Friday, October 31, 2008

The Grapes of Wrath by John Steinbeck

The Grapes of Wrath by John Steinbeck chronicles the quest of the Joads from Oklahoma, where they've been evicted from the family farm by the banks and tractors, to find a better life for their family and children. Like so many depression era families they were drawn to California. While they start out dreaming of a white house, a garden, school for the children, new clothes and a car, in the end they can only pray not to starve to death over the wet California winter.

Even seventy years later, it is obvious why John Steinbeck won the Nobel Prize for Literature. The writing is emotional and engaging. The book alternates between chapters reporting the broad picture and specific chapters about the Joads, their hopes and dreams, theie efforts and failures.

The book has two main themes. First, the Okies, migrant farm workers, are people and not the dehumanized animals depicted by the land owners, food processors, police and towns people. Second, these people need to organize to address their situation, because no one else will help.

What has happened in the last seventy years?
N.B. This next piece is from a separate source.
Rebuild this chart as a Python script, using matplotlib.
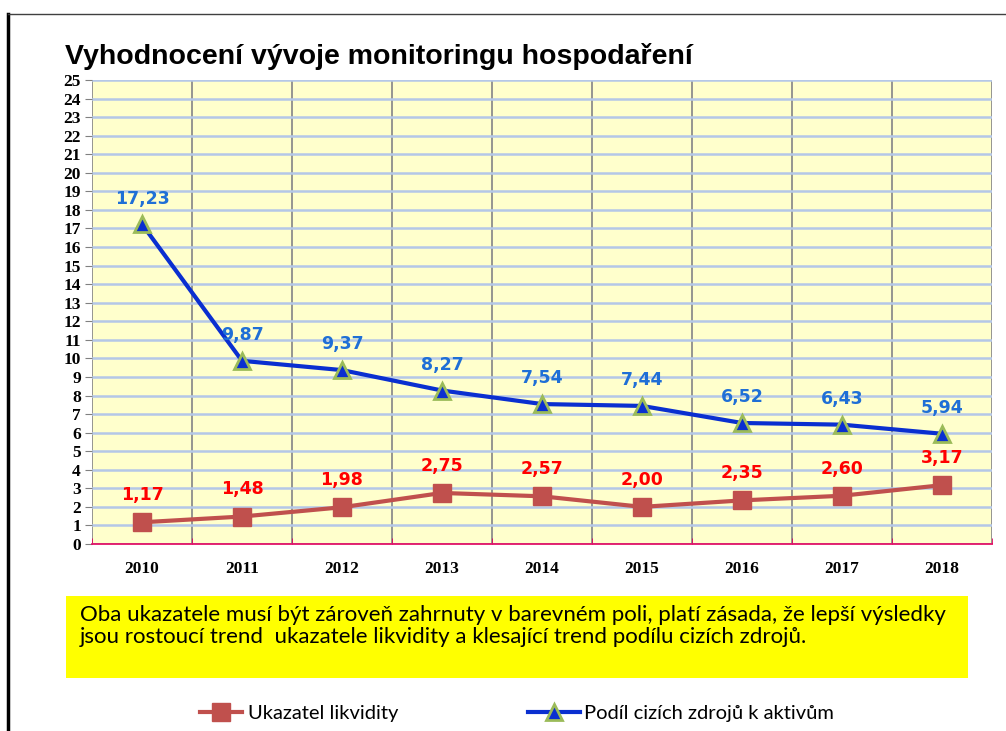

Migrant farm workers are still demonized by their opponents, but thirty-to-forty years after The Grapes of Wrath, the farm workers finally organized and made some progress to improve conditions.

In addition to these broad issues, the book also illustrates some enduring American values.

"He got a gun. He'll use it 'cause he's a deputy. The he either got to kill you or you got to get his gun away an' kill him."
"I tell ya, a one-eye' fella got a hard row..."
"Ya full a crap. Why, I knowed a one-legged whore one time. Think she was taking two-bits in a alley? No, by God! She's getting half a dollar extra. She says, 'How many one-legged women you slept with?'"
"Is mush all we get after workin' til dark?"
"Al, you know we got to git. Take all we got for gas. You know."
"But, God Awmighty, Ma! A fella needs meat if he's gonna work."